In an interview before the services, martial law survivor Gerry Socco, who was picked up with several Kabataang Makabayan activists in a safe house while in hiding, illegally detained for seven months without charges and physically tortured repeatedly, admitted that he could not “move on” 44 years after martial law because up to now there is no apology from the Marcoses and that “they have not returned the enormous wealth” that they allegedly stole.
“Although Governor Imee Marcos asks for forgiveness on behalf of her father, I cannot see the sincerity in her words. The only way they can do it is to come up with a family apology especially if it is going to come from Imelda and Bongbong who is supposed to be the administrator of the Marcos estate.”
Socco claimed that he has not yet been paid the $475,000 due him in a final judgment rendered in 1992 after he filed a case against the Marcos estate.
Kontra Libing coalition member Ago Pedalizo said that the group is gathering as a community to make a clear stand that they are against Martial Law, the reincarnation of any forms of dictatorship, and extrajudicial killings.
“All the manifestations of martial law, the extrajudicial killings, are happening right now and these are reminiscent of Martial Law,” Pedalizo contended.
“We abide by the universal declaration of human rights and what is happening right now is a clear-cut violation of human rights in all its indications. We are going to take action and we are going to make the Philippine government accountable for what it is doing right now. We want to make it clear — end the extrajudicial killings, stop any indication of Martial Law, and never again to any forms of dictatorship – are what we are after.”
For his part, coalition spokesperson Rodel Rodis said that National Defense Secretary Delfin Lorenzana wrote referred to a 2010 Guardian article by Stephen Kinzer about “Human Rights Imperialism” that supposedly pointed out, among others, that that “western” pre-occupation with human rights violations in Third World countries can do more harm than good.
“I guess the point you are making is that those of us who protest extrajudicial killings in the Philippines under Pres. Duterte are engaging in ‘human rights imperialism’ and that we should simply allow Pres. Duterte to continue with his policies without criticism from us. We do recall Pres. Duterte’s campaign pledge to kill 100,000 criminals in his first six months in office and he seems to be well on his way to reaching that milestone,” Rodis responded to Lorenzana.

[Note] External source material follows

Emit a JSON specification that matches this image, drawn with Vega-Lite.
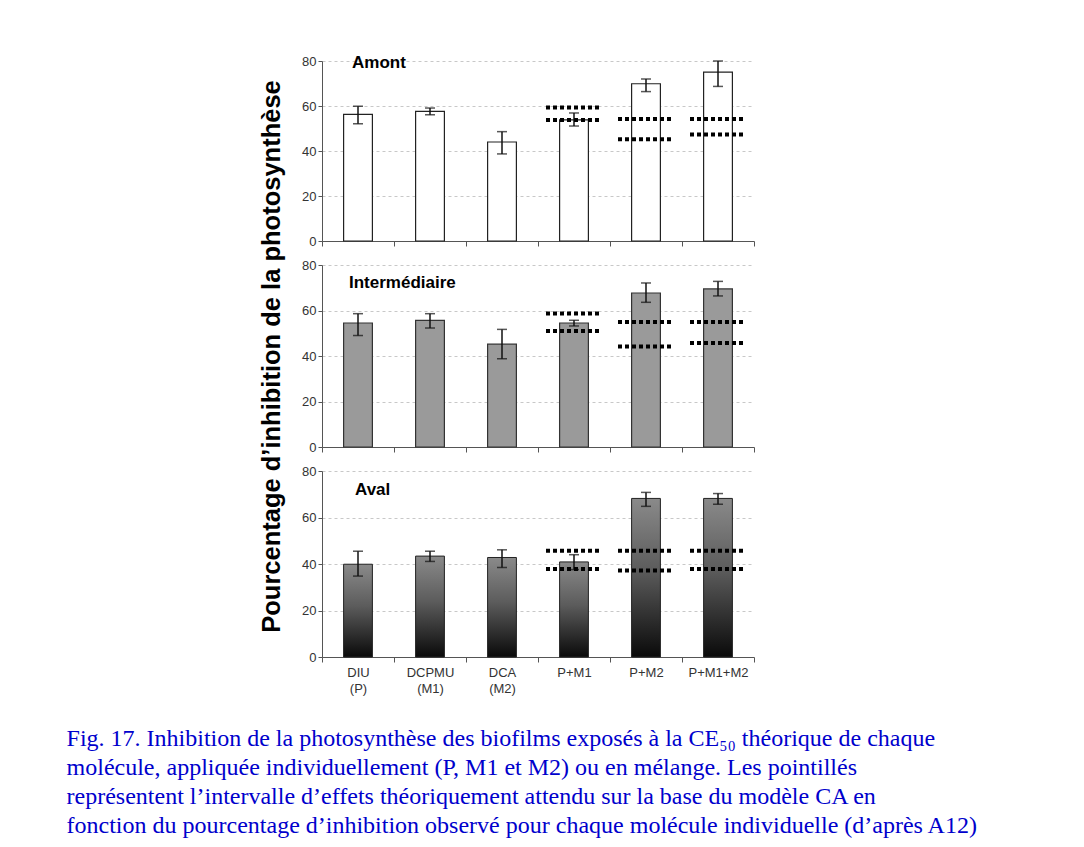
{
  "$schema": "https://vega.github.io/schema/vega-lite/v6.json",
  "background": "white",
  "padding": {"left": 66, "top": 54, "right": 5, "bottom": 5},
  "bounds": "flush",
  "spacing": 24,
  "datasets": {
    "bars": [
      {"panel": "Amont", "cat": "DIU (P)", "value": 56.3, "lo": 52.1, "hi": 59.9},
      {"panel": "Amont", "cat": "DCPMU (M1)", "value": 57.6, "lo": 56.1, "hi": 59.1},
      {"panel": "Amont", "cat": "DCA (M2)", "value": 44.0, "lo": 38.7, "hi": 48.6},
      {"panel": "Amont", "cat": "P+M1", "value": 53.8, "lo": 51.1, "hi": 56.9},
      {"panel": "Amont", "cat": "P+M2", "value": 69.9, "lo": 66.4, "hi": 72.0},
      {"panel": "Amont", "cat": "P+M1+M2", "value": 75.1, "lo": 68.7, "hi": 80.0},
      {"panel": "Inter", "cat": "DIU (P)", "value": 54.5, "lo": 49.0, "hi": 58.6},
      {"panel": "Inter", "cat": "DCPMU (M1)", "value": 55.7, "lo": 52.3, "hi": 58.6},
      {"panel": "Inter", "cat": "DCA (M2)", "value": 45.2, "lo": 38.8, "hi": 51.7},
      {"panel": "Inter", "cat": "P+M1", "value": 54.5, "lo": 53.2, "hi": 55.7},
      {"panel": "Inter", "cat": "P+M2", "value": 67.7, "lo": 63.6, "hi": 72.1},
      {"panel": "Inter", "cat": "P+M1+M2", "value": 69.5, "lo": 66.4, "hi": 72.8},
      {"panel": "Aval", "cat": "DIU (P)", "value": 39.9, "lo": 34.8, "hi": 45.5},
      {"panel": "Aval", "cat": "DCPMU (M1)", "value": 43.4, "lo": 41.1, "hi": 45.5},
      {"panel": "Aval", "cat": "DCA (M2)", "value": 42.8, "lo": 38.5, "hi": 46.1},
      {"panel": "Aval", "cat": "P+M1", "value": 40.9, "lo": 37.6, "hi": 44.0},
      {"panel": "Aval", "cat": "P+M2", "value": 68.2, "lo": 64.8, "hi": 70.8},
      {"panel": "Aval", "cat": "P+M1+M2", "value": 68.2, "lo": 65.7, "hi": 70.3}
    ],
    "dots": [
      {"panel": "Amont", "cat": "P+M1", "y": 59.3},
      {"panel": "Amont", "cat": "P+M1", "y": 53.8},
      {"panel": "Amont", "cat": "P+M2", "y": 54.2},
      {"panel": "Amont", "cat": "P+M2", "y": 45.2},
      {"panel": "Amont", "cat": "P+M1+M2", "y": 54.2},
      {"panel": "Amont", "cat": "P+M1+M2", "y": 47.3},
      {"panel": "Inter", "cat": "P+M1", "y": 58.7},
      {"panel": "Inter", "cat": "P+M1", "y": 51.0},
      {"panel": "Inter", "cat": "P+M2", "y": 54.9},
      {"panel": "Inter", "cat": "P+M2", "y": 44.2},
      {"panel": "Inter", "cat": "P+M1+M2", "y": 54.9},
      {"panel": "Inter", "cat": "P+M1+M2", "y": 45.7},
      {"panel": "Aval", "cat": "P+M1", "y": 45.7},
      {"panel": "Aval", "cat": "P+M1", "y": 37.9},
      {"panel": "Aval", "cat": "P+M2", "y": 45.7},
      {"panel": "Aval", "cat": "P+M2", "y": 37.2},
      {"panel": "Aval", "cat": "P+M1+M2", "y": 45.7},
      {"panel": "Aval", "cat": "P+M1+M2", "y": 37.9}
    ]
  },
  "title": {
    "text": [
      "Fig. 17. Inhibition de la photosynthèse des biofilms exposés à la CE₅₀ théorique de chaque",
      "molécule, appliquée individuellement (P, M1 et M2) ou en mélange. Les pointillés",
      "représentent l’intervalle d’effets théoriquement attendu sur la base du modèle CA en",
      "fonction du pourcentage d’inhibition observé pour chaque molécule individuelle (d’après A12)"
    ],
    "orient": "bottom",
    "anchor": "start",
    "frame": "bounds",
    "dx": -193,
    "offset": 32,
    "font": "Liberation Serif",
    "fontSize": 24,
    "fontWeight": "normal",
    "lineHeight": 29,
    "color": "#0000cc"
  },
  "config": {
    "font": "Liberation Sans",
    "view": {"stroke": null},
    "text": {"font": "Liberation Sans", "fontSize": 17, "fontWeight": "bold", "color": "black", "align": "left", "baseline": "alphabetic"},
    "axis": {
      "domainColor": "#555555",
      "tickColor": "#555555",
      "labelColor": "#333333",
      "labelFontSize": 13,
      "labelFont": "Liberation Sans",
      "tickSize": 4,
      "gridColor": "#c8c8c8",
      "gridDash": [3, 3]
    },
    "axisY": {
      "grid": true,
      "labelPadding": 2,
      "titleFontSize": 25.5,
      "titleFontWeight": "bold",
      "titleColor": "black",
      "titleFont": "Liberation Sans",
      "titlePadding": 17
    },
    "axisX": {
      "grid": false,
      "tickBand": "extent",
      "labelAngle": 0,
      "labelPadding": 4,
      "tickSize": 5,
      "labelLineHeight": 16
    }
  },
  "vconcat": [
    {
      "width": 432,
      "height": 180,
      "layer": [
        {
          "data": {"name": "bars"},
          "transform": [{"filter": "datum.panel === 'Amont'"}],
          "mark": {"type": "bar", "width": {"band": 0.4}, "fill": "white", "stroke": "#222222", "strokeWidth": 1.2},
          "encoding": {
            "x": {"field": "cat", "type": "nominal", "sort": ["DIU (P)", "DCPMU (M1)", "DCA (M2)", "P+M1", "P+M2", "P+M1+M2"], "scale": {"paddingInner": 0, "paddingOuter": 0}, "axis": {"labels": false, "title": null}},
            "y": {"field": "value", "type": "quantitative", "scale": {"domain": [0, 80]}, "axis": {"values": [0, 20, 40, 60, 80], "title": null}}
          }
        },
        {
          "data": {"name": "bars"},
          "transform": [{"filter": "datum.panel === 'Amont'"}],
          "mark": {"type": "errorbar", "ticks": {"size": 10, "color": "#111111", "thickness": 1.5}, "rule": {"strokeWidth": 1.5, "color": "#111111"}},
          "encoding": {
            "x": {"field": "cat", "type": "nominal", "sort": ["DIU (P)", "DCPMU (M1)", "DCA (M2)", "P+M1", "P+M2", "P+M1+M2"]},
            "y": {"field": "lo", "type": "quantitative", "title": null},
            "y2": {"field": "hi"}
          }
        },
        {
          "data": {"name": "dots"},
          "transform": [{"filter": "datum.panel === 'Amont'"}],
          "mark": {"type": "rule", "strokeDash": [4, 3], "strokeWidth": 4, "color": "black", "xOffset": -28, "x2Offset": 28},
          "encoding": {
            "x": {"field": "cat", "type": "nominal", "sort": ["DIU (P)", "DCPMU (M1)", "DCA (M2)", "P+M1", "P+M2", "P+M1+M2"], "bandPosition": 0.5},
            "x2": {"field": "cat"},
            "y": {"field": "y", "type": "quantitative", "title": null}
          }
        },
        {
          "data": {"values": [{"label": "Amont"}]},
          "mark": {"type": "text", "dx": 30, "dy": 7},
          "encoding": {
            "x": {"datum": "DIU (P)", "bandPosition": 0},
            "y": {"datum": 80},
            "text": {"field": "label"}
          }
        }
      ]
    },
    {
      "width": 432,
      "height": 182,
      "layer": [
        {
          "data": {"name": "bars"},
          "transform": [{"filter": "datum.panel === 'Inter'"}],
          "mark": {"type": "bar", "width": {"band": 0.4}, "fill": "#9a9a9a", "stroke": "#333333", "strokeWidth": 1.2},
          "encoding": {
            "x": {"field": "cat", "type": "nominal", "sort": ["DIU (P)", "DCPMU (M1)", "DCA (M2)", "P+M1", "P+M2", "P+M1+M2"], "scale": {"paddingInner": 0, "paddingOuter": 0}, "axis": {"labels": false, "title": null}},
            "y": {"field": "value", "type": "quantitative", "scale": {"domain": [0, 80]}, "title": "Pourcentage d’inhibition de la photosynthèse", "axis": {"values": [0, 20, 40, 60, 80]}}
          }
        },
        {
          "data": {"name": "bars"},
          "transform": [{"filter": "datum.panel === 'Inter'"}],
          "mark": {"type": "errorbar", "ticks": {"size": 10, "color": "#111111", "thickness": 1.5}, "rule": {"strokeWidth": 1.5, "color": "#111111"}},
          "encoding": {
            "x": {"field": "cat", "type": "nominal", "sort": ["DIU (P)", "DCPMU (M1)", "DCA (M2)", "P+M1", "P+M2", "P+M1+M2"]},
            "y": {"field": "lo", "type": "quantitative", "title": "Pourcentage d’inhibition de la photosynthèse"},
            "y2": {"field": "hi"}
          }
        },
        {
          "data": {"name": "dots"},
          "transform": [{"filter": "datum.panel === 'Inter'"}],
          "mark": {"type": "rule", "strokeDash": [4, 3], "strokeWidth": 4, "color": "black", "xOffset": -28, "x2Offset": 28},
          "encoding": {
            "x": {"field": "cat", "type": "nominal", "sort": ["DIU (P)", "DCPMU (M1)", "DCA (M2)", "P+M1", "P+M2", "P+M1+M2"], "bandPosition": 0.5},
            "x2": {"field": "cat"},
            "y": {"field": "y", "type": "quantitative", "title": "Pourcentage d’inhibition de la photosynthèse"}
          }
        },
        {
          "data": {"values": [{"label": "Intermédiaire"}]},
          "mark": {"type": "text", "dx": 27, "dy": 23},
          "encoding": {
            "x": {"datum": "DIU (P)", "bandPosition": 0},
            "y": {"datum": 80, "title": "Pourcentage d’inhibition de la photosynthèse"},
            "text": {"field": "label"}
          }
        }
      ]
    },
    {
      "width": 432,
      "height": 186,
      "layer": [
        {
          "data": {"name": "bars"},
          "transform": [{"filter": "datum.panel === 'Aval'"}],
          "mark": {"type": "bar", "width": {"band": 0.4}, "stroke": "#222222", "strokeWidth": 1,
            "fill": {"gradient": "linear", "x1": 0, "y1": 0, "x2": 0, "y2": 1, "stops": [{"offset": 0, "color": "#8a8a8a"}, {"offset": 0.45, "color": "#5c5c5c"}, {"offset": 1, "color": "#0a0a0a"}]}},
          "encoding": {
            "x": {"field": "cat", "type": "nominal", "sort": ["DIU (P)", "DCPMU (M1)", "DCA (M2)", "P+M1", "P+M2", "P+M1+M2"], "scale": {"paddingInner": 0, "paddingOuter": 0}, "axis": {"title": null, "labelExpr": "split(datum.label, ' ')"}},
            "y": {"field": "value", "type": "quantitative", "scale": {"domain": [0, 80]}, "axis": {"values": [0, 20, 40, 60, 80], "title": null}}
          }
        },
        {
          "data": {"name": "bars"},
          "transform": [{"filter": "datum.panel === 'Aval'"}],
          "mark": {"type": "errorbar", "ticks": {"size": 10, "color": "#111111", "thickness": 1.5}, "rule": {"strokeWidth": 1.5, "color": "#111111"}},
          "encoding": {
            "x": {"field": "cat", "type": "nominal", "sort": ["DIU (P)", "DCPMU (M1)", "DCA (M2)", "P+M1", "P+M2", "P+M1+M2"]},
            "y": {"field": "lo", "type": "quantitative", "title": null},
            "y2": {"field": "hi"}
          }
        },
        {
          "data": {"name": "dots"},
          "transform": [{"filter": "datum.panel === 'Aval'"}],
          "mark": {"type": "rule", "strokeDash": [4, 3], "strokeWidth": 4, "color": "black", "xOffset": -28, "x2Offset": 28},
          "encoding": {
            "x": {"field": "cat", "type": "nominal", "sort": ["DIU (P)", "DCPMU (M1)", "DCA (M2)", "P+M1", "P+M2", "P+M1+M2"], "bandPosition": 0.5},
            "x2": {"field": "cat"},
            "y": {"field": "y", "type": "quantitative", "title": null}
          }
        },
        {
          "data": {"values": [{"label": "Aval"}]},
          "mark": {"type": "text", "dx": 33, "dy": 24},
          "encoding": {
            "x": {"datum": "DIU (P)", "bandPosition": 0},
            "y": {"datum": 80, "title": null},
            "text": {"field": "label"}
          }
        }
      ]
    }
  ]
}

“This is now a challenge to us greater than the issue of the Marcos burial. During the martial law regime there were 2,400-3,200 people killed in 14 years according to Amnesty International. That number has already been met by Duterte in only two months. Can you imagine at this rate what the problems would be? We have to continue the fight we started forty-four years ago,” Rodis observed.
Fr. Alonzo in his homily asserted that an injustice or violence continues to happen because ”we allow it to happen, either directly or indirectly.”
“Be careful of your thoughts for it may come out of your words. Be careful of your words it may come out of your actions. Be careful of your actions it may become your habit because it translated into your destiny. And that is a scary moment. They say that 91 percent of Filipinos are supporting this. And I should tell you that we should learn to condemn it because it is one of the worst evils in the world. Fifth commandment ‘Thou shalt not murder’ forbids direct or intentional killing for it is gravely sinful. The murderer and those who cooperate voluntarily in murder commit sin that cries out in heaven for vengeance. Murder of any kind especially of innocents cannot be justified even if it is commanded by public authorities,” Fr. Alonzo advised the crowd.